Copy every line of the data that includes the string "script".

--- begin Given entries ---

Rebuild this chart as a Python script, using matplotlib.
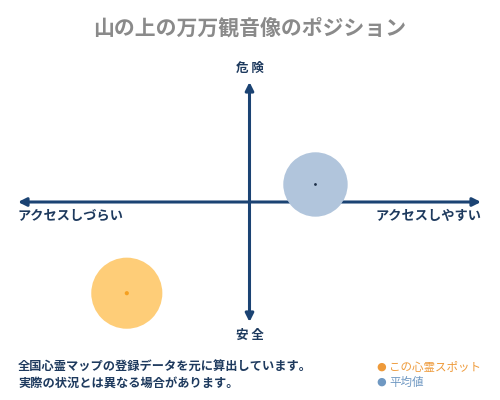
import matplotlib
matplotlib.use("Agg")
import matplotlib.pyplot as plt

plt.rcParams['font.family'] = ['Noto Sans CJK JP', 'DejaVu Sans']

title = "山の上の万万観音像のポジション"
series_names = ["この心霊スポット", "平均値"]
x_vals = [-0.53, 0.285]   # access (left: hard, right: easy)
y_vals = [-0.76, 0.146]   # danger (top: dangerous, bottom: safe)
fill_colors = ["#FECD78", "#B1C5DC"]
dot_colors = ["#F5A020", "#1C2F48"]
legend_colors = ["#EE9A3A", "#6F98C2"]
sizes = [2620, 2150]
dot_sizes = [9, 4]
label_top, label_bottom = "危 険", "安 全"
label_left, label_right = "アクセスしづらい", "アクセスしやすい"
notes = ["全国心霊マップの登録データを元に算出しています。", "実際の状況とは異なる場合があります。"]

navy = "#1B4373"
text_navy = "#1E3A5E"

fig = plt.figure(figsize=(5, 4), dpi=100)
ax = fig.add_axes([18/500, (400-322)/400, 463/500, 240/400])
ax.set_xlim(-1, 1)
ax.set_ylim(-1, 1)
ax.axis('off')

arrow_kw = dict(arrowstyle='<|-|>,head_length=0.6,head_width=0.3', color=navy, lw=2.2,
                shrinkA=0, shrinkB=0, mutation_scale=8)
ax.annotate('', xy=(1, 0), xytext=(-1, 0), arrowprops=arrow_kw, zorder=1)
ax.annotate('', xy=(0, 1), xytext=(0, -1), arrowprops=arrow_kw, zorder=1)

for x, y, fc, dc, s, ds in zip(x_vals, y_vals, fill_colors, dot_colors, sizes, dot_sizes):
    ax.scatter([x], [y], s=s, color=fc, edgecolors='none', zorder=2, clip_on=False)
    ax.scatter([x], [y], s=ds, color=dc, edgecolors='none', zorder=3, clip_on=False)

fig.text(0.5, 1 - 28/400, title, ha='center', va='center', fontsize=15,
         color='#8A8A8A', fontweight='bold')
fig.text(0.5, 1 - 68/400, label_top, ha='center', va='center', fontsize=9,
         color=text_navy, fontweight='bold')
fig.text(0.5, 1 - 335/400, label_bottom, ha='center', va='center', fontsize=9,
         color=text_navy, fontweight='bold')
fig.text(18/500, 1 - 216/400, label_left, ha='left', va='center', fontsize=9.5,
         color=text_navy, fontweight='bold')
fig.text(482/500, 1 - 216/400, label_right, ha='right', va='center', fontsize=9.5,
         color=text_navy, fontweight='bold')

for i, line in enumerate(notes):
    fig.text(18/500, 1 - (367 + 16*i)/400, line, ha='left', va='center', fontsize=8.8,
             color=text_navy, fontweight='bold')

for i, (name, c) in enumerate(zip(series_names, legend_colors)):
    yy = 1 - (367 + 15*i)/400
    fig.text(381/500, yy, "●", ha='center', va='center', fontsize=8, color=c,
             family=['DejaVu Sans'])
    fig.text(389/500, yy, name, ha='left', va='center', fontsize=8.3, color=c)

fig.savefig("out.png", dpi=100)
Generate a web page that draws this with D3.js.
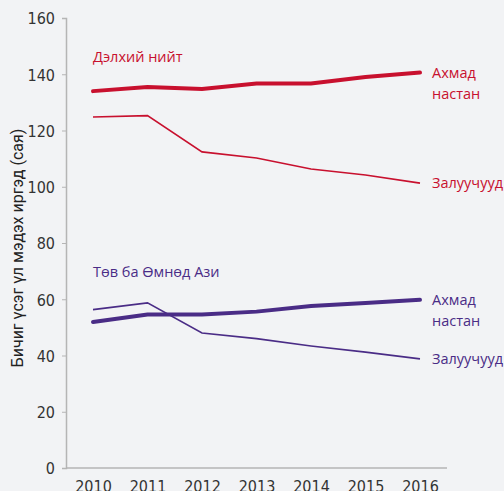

--- end Given entries ---
--- begin Given entries ---

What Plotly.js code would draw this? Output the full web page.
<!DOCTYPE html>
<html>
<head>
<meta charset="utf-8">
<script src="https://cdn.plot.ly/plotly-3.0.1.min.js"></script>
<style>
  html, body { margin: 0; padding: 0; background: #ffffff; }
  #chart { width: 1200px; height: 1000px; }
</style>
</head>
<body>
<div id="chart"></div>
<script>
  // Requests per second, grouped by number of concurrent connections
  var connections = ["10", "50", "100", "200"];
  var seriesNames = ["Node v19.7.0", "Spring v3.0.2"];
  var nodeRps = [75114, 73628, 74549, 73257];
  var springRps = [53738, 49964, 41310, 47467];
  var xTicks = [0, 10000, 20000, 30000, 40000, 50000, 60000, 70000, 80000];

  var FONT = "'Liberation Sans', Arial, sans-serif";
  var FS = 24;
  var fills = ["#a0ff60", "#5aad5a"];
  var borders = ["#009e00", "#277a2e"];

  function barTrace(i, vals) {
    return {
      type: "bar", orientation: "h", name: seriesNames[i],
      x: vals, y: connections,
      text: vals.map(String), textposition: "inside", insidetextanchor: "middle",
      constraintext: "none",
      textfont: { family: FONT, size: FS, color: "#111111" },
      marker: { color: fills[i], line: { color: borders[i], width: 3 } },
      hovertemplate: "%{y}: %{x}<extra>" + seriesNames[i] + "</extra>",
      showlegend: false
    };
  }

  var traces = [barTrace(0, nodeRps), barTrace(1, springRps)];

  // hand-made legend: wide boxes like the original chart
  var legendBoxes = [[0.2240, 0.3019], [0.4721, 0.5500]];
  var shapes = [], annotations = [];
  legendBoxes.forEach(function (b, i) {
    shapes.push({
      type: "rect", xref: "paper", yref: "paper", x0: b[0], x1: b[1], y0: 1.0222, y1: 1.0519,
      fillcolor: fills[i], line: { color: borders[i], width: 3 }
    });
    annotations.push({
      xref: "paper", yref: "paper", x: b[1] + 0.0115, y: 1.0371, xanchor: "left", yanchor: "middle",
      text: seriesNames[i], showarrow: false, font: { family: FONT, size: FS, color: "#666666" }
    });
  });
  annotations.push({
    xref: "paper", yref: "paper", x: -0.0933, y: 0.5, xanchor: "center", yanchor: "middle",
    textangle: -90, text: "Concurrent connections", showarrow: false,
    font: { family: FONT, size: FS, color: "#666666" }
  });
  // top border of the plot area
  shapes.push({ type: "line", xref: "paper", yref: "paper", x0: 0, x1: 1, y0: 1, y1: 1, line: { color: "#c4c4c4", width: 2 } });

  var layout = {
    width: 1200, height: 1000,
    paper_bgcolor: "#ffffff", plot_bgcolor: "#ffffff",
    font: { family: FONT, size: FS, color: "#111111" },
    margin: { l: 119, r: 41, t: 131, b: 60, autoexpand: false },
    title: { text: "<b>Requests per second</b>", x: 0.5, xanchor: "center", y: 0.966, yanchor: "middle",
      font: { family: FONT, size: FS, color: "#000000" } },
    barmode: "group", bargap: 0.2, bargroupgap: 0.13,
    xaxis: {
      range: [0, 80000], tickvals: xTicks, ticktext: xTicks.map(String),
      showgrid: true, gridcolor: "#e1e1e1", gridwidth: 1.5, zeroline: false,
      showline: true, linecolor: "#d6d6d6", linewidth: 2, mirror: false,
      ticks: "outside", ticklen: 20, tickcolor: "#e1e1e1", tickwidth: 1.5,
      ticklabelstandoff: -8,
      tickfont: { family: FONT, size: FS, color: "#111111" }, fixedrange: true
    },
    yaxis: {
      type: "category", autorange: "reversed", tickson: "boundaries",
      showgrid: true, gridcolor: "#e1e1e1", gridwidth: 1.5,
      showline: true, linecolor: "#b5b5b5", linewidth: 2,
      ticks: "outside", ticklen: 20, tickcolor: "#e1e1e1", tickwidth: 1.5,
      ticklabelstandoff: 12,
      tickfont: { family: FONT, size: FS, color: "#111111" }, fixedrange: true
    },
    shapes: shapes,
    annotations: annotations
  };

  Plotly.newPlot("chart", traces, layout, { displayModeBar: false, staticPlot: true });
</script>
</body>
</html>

--- end Given entries ---

Answer to this exercise =
Rebuild this chart as a Python script, using matplotlib.
<script src="https://cdn.plot.ly/plotly-3.0.1.min.js"></script>
<script>
</script>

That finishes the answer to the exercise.